## Requirement
Copy the data that follows, character for character, minus the pictures.

## Recorded data
┌──

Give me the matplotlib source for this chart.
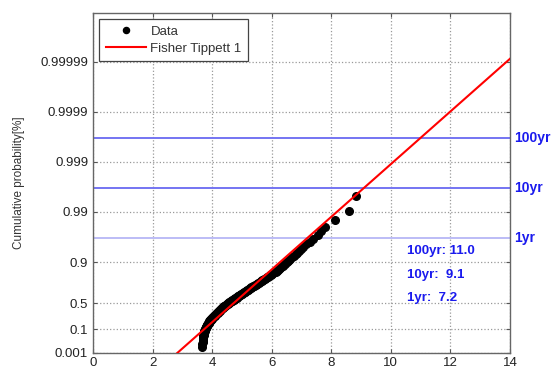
import numpy as np
import matplotlib
matplotlib.use("Agg")
import matplotlib.pyplot as plt

plt.rcParams["font.family"] = ["Liberation Sans", "DejaVu Sans"]

# sorted sample values (200 events)
data = [
    3.66, 3.67, 3.68, 3.68, 3.69, 3.69, 3.70, 3.70, 3.70, 3.71,
    3.71, 3.72, 3.72, 3.73, 3.73, 3.74, 3.75, 3.75, 3.76, 3.77,
    3.77, 3.78, 3.79, 3.79, 3.80, 3.81,
    3.82, 3.82, 3.83, 3.84, 3.84, 3.85, 3.86, 3.86, 3.87, 3.88,
    3.88, 3.89, 3.90, 3.90, 3.91, 3.92, 3.92, 3.93,
    3.94, 3.95, 3.96, 3.97, 3.98, 3.99, 4.00, 4.01, 4.02, 4.03,
    4.04, 4.05, 4.06, 4.07, 4.08, 4.09, 4.10, 4.11, 4.12, 4.13, 4.14, 4.15,
    4.16, 4.17, 4.18, 4.19, 4.20, 4.21, 4.22, 4.23, 4.24, 4.25,
    4.26, 4.27, 4.28, 4.29, 4.30, 4.31, 4.32, 4.33, 4.34, 4.35, 4.36, 4.37,
    4.38, 4.40, 4.41, 4.42, 4.44, 4.45, 4.46, 4.48, 4.49, 4.50,
    4.52, 4.53, 4.55, 4.56, 4.57, 4.59, 4.60,
    4.62, 4.63, 4.65, 4.67, 4.68, 4.70, 4.72, 4.73, 4.75, 4.77,
    4.78, 4.80, 4.82, 4.83, 4.85, 4.87, 4.88, 4.90, 4.92, 4.93,
    4.95, 4.97, 4.99, 5.01, 5.03, 5.05, 5.07, 5.09, 5.11, 5.13,
    5.15, 5.17, 5.19, 5.21, 5.23, 5.25, 5.27,
    5.30, 5.32, 5.35, 5.37, 5.40, 5.42, 5.45, 5.47, 5.50, 5.52, 5.55, 5.57, 5.60,
    5.63, 5.66, 5.69, 5.72, 5.75, 5.78, 5.81, 5.85, 5.88, 5.91, 5.94,
    5.98, 6.02, 6.05, 6.09, 6.13, 6.17, 6.20, 6.24, 6.28,
    6.32, 6.35, 6.39, 6.43, 6.46, 6.50, 6.54, 6.57, 6.61,
    6.67, 6.74, 6.80, 6.86, 6.92, 6.99, 7.05,
    7.15, 7.28, 7.40, 7.55, 7.67, 7.79, 8.12, 8.60, 8.83,
]

# Fisher Tippett 1 (Gumbel) fit parameters
mu = 4.418
beta = 0.822

events_per_year = 30
return_periods = [1, 10, 100]
return_labels = ["1yr", "10yr", "100yr"]
return_values = ["7.2", "9.1", "11.0"]

prob_ticks = [0.001, 0.1, 0.5, 0.9, 0.99, 0.999, 0.9999, 0.99999]
prob_labels = ["0.001", "0.1", "0.5", "0.9", "0.99", "0.999", "0.9999", "0.99999"]


def gumbel_y(p):
    p = np.asarray(p, dtype=float)
    return -np.log(-np.log(p))


n = len(data)
pp = np.arange(1, n + 1) / (n + 1.0)

fig = plt.figure(figsize=(5.51, 3.72), dpi=100)
ax = fig.add_axes([0.1688, 0.0511, 0.7568, 0.9139])

ymin = gumbel_y(0.001)
ymax = 13.77

# return level lines
line_colors = ["#bcbcf6", "#7474f2", "#7474f2"]
for T, lab, c in zip(return_periods, return_labels, line_colors):
    yv = gumbel_y(1 - 1.0 / (events_per_year * T))
    ax.axhline(yv, color=c, lw=1.4, zorder=2)
    ax.text(1.01, yv, lab, transform=ax.get_yaxis_transform(),
            color="#1a1aee", fontsize=10, fontweight="bold",
            va="center", ha="left", clip_on=False)

ax.plot(data, gumbel_y(pp), "o", color="black", ms=5.5,
        label="Data", zorder=3)

xf = np.array([mu + beta * ymin, 14.0])
ax.plot(xf, (xf - mu) / beta, "-", color="#ff0000", lw=1.5,
        label="Fisher Tippett 1", zorder=4)

# return level text
txt_y = [0.60, 1.66, 2.77]
txt = ["1yr:  ", "10yr:  ", "100yr: "]
for ty, t, v in zip(txt_y, txt, return_values):
    ax.text(10.53, ty, t + v, color="#1a1aee", fontsize=9.5,
            fontweight="bold", va="center", ha="left")

ax.set_xlim(0, 14)
ax.set_ylim(ymin, ymax)
ax.set_xticks(range(0, 15, 2))
ax.set_yticks(gumbel_y(prob_ticks))
ax.set_yticklabels(prob_labels)
ax.tick_params(direction="in", top=True, right=True, length=3,
               labelsize=9.5, labelcolor="#222222", color="#555555")
ax.tick_params(axis="x", pad=3)
ax.grid(True, linestyle=":", color="#999999", lw=0.9)
for s in ax.spines.values():
    s.set_color("#666666")
    s.set_linewidth(1.0)

ax.set_ylabel("Cumulative probability[%]", fontsize=8.5, color="#333333",
              labelpad=11)

leg = ax.legend(loc="upper left", fontsize=9.5, fancybox=False,
                framealpha=1, edgecolor="#444444", borderaxespad=0.45,
                handlelength=3.1, handletextpad=0.3, labelspacing=0.35,
                borderpad=0.5, markerscale=0.8)
leg.get_frame().set_linewidth(0.9)
for t in leg.get_texts():
    t.set_color("#333333")

fig.savefig("out.png", dpi=100)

└──

## Worked answer
Give me the matplotlib source for this chart.
import numpy as np
import matplotlib
matplotlib.use("Agg")
import matplotlib.pyplot as plt

plt.rcParams["font.family"] = ["Liberation Sans", "DejaVu Sans"]

# sorted sample values (200 events)
data = [
    3.66, 3.67, 3.68, 3.68, 3.69, 3.69, 3.70, 3.70, 3.70, 3.71,
    3.71, 3.72, 3.72, 3.73, 3.73, 3.74, 3.75, 3.75, 3.76, 3.77,
    3.77, 3.78, 3.79, 3.79, 3.80, 3.81,
    3.82, 3.82, 3.83, 3.84, 3.84, 3.85, 3.86, 3.86, 3.87, 3.88,
    3.88, 3.89, 3.90, 3.90, 3.91, 3.92, 3.92, 3.93,
    3.94, 3.95, 3.96, 3.97, 3.98, 3.99, 4.00, 4.01, 4.02, 4.03,
    4.04, 4.05, 4.06, 4.07, 4.08, 4.09, 4.10, 4.11, 4.12, 4.13, 4.14, 4.15,
    4.16, 4.17, 4.18, 4.19, 4.20, 4.21, 4.22, 4.23, 4.24, 4.25,
    4.26, 4.27, 4.28, 4.29, 4.30, 4.31, 4.32, 4.33, 4.34, 4.35, 4.36, 4.37,
    4.38, 4.40, 4.41, 4.42, 4.44, 4.45, 4.46, 4.48, 4.49, 4.50,
    4.52, 4.53, 4.55, 4.56, 4.57, 4.59, 4.60,
    4.62, 4.63, 4.65, 4.67, 4.68, 4.70, 4.72, 4.73, 4.75, 4.77,
    4.78, 4.80, 4.82, 4.83, 4.85, 4.87, 4.88, 4.90, 4.92, 4.93,
    4.95, 4.97, 4.99, 5.01, 5.03, 5.05, 5.07, 5.09, 5.11, 5.13,
    5.15, 5.17, 5.19, 5.21, 5.23, 5.25, 5.27,
    5.30, 5.32, 5.35, 5.37, 5.40, 5.42, 5.45, 5.47, 5.50, 5.52, 5.55, 5.57, 5.60,
    5.63, 5.66, 5.69, 5.72, 5.75, 5.78, 5.81, 5.85, 5.88, 5.91, 5.94,
    5.98, 6.02, 6.05, 6.09, 6.13, 6.17, 6.20, 6.24, 6.28,
    6.32, 6.35, 6.39, 6.43, 6.46, 6.50, 6.54, 6.57, 6.61,
    6.67, 6.74, 6.80, 6.86, 6.92, 6.99, 7.05,
    7.15, 7.28, 7.40, 7.55, 7.67, 7.79, 8.12, 8.60, 8.83,
]

# Fisher Tippett 1 (Gumbel) fit parameters
mu = 4.418
beta = 0.822

events_per_year = 30
return_periods = [1, 10, 100]
return_labels = ["1yr", "10yr", "100yr"]
return_values = ["7.2", "9.1", "11.0"]

prob_ticks = [0.001, 0.1, 0.5, 0.9, 0.99, 0.999, 0.9999, 0.99999]
prob_labels = ["0.001", "0.1", "0.5", "0.9", "0.99", "0.999", "0.9999", "0.99999"]


def gumbel_y(p):
    p = np.asarray(p, dtype=float)
    return -np.log(-np.log(p))


n = len(data)
pp = np.arange(1, n + 1) / (n + 1.0)

fig = plt.figure(figsize=(5.51, 3.72), dpi=100)
ax = fig.add_axes([0.1688, 0.0511, 0.7568, 0.9139])

ymin = gumbel_y(0.001)
ymax = 13.77

# return level lines
line_colors = ["#bcbcf6", "#7474f2", "#7474f2"]
for T, lab, c in zip(return_periods, return_labels, line_colors):
    yv = gumbel_y(1 - 1.0 / (events_per_year * T))
    ax.axhline(yv, color=c, lw=1.4, zorder=2)
    ax.text(1.01, yv, lab, transform=ax.get_yaxis_transform(),
            color="#1a1aee", fontsize=10, fontweight="bold",
            va="center", ha="left", clip_on=False)

ax.plot(data, gumbel_y(pp), "o", color="black", ms=5.5,
        label="Data", zorder=3)

xf = np.array([mu + beta * ymin, 14.0])
ax.plot(xf, (xf - mu) / beta, "-", color="#ff0000", lw=1.5,
        label="Fisher Tippett 1", zorder=4)

# return level text
txt_y = [0.60, 1.66, 2.77]
txt = ["1yr:  ", "10yr:  ", "100yr: "]
for ty, t, v in zip(txt_y, txt, return_values):
    ax.text(10.53, ty, t + v, color="#1a1aee", fontsize=9.5,
            fontweight="bold", va="center", ha="left")

ax.set_xlim(0, 14)
ax.set_ylim(ymin, ymax)
ax.set_xticks(range(0, 15, 2))
ax.set_yticks(gumbel_y(prob_ticks))
ax.set_yticklabels(prob_labels)
ax.tick_params(direction="in", top=True, right=True, length=3,
               labelsize=9.5, labelcolor="#222222", color="#555555")
ax.tick_params(axis="x", pad=3)
ax.grid(True, linestyle=":", color="#999999", lw=0.9)
for s in ax.spines.values():
    s.set_color("#666666")
    s.set_linewidth(1.0)

ax.set_ylabel("Cumulative probability[%]", fontsize=8.5, color="#333333",
              labelpad=11)

leg = ax.legend(loc="upper left", fontsize=9.5, fancybox=False,
                framealpha=1, edgecolor="#444444", borderaxespad=0.45,
                handlelength=3.1, handletextpad=0.3, labelspacing=0.35,
                borderpad=0.5, markerscale=0.8)
leg.get_frame().set_linewidth(0.9)
for t in leg.get_texts():
    t.set_color("#333333")

fig.savefig("out.png", dpi=100)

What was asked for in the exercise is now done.